I've already used this feature a lot, especially because it's so easy to switch between the two layouts. And fun.

Cut the cord... almost hands-on-ios5-cut-the-chord

You no longer need to own a computer to set up the iPhone or iPad. The device won't cry out for iTunes - like a newborn baby demanding milk - upon first boot: instead, it will simply take you through a setup process, right there on the gadget.

After setting up your location and wi-fi password, you can log in to your Apple account and grab a device backup from iCloud if you have one. If not, you can start afresh or hook up to a PC and get your old data from iTunes, like a caveman.

Not everything is taken care of, sadly. Apple still doesn't provide support for managing podcast subscriptions on the go, so you'll need a PC to get your weekly dose of Pocket Gamer.

You can also sync to iTunes wirelessly, but you'll need to have your device on charge.
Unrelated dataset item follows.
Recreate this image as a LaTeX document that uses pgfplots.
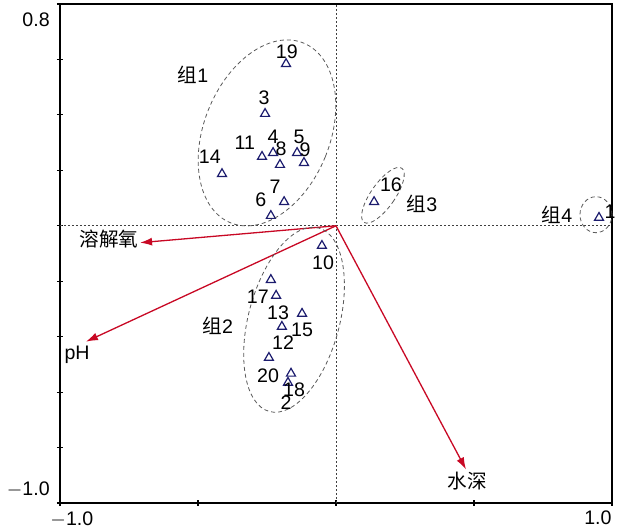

Via a wire.

System-wide Dictionary


I might fiddle with words for a living, but I'm still a horrendous speller. That's why the new Dictionary, which is now bundled with almost every app on the device, is so cool.

Simply highlight a word and tap 'Define' to get more information. It works while reading Twitter, browsing Safari, or trawling your RSS feeds.

Multitasking gestures


This one's just for iPad users, and right now it seems exclusive to those rocking the fancy schmancy iPad 2. The latest iOS includes system-wide gestures that let you flick through apps with your pinkies.

A good example is pressing all four digits against the screen and pinching them inwards to close an app and return to the Home screen.

You could also drag those fingers up to reveal the multitasking pane, or swipe them to the right to leap straight into your last-opened app. If you're a power user, this will be a massive timesaver.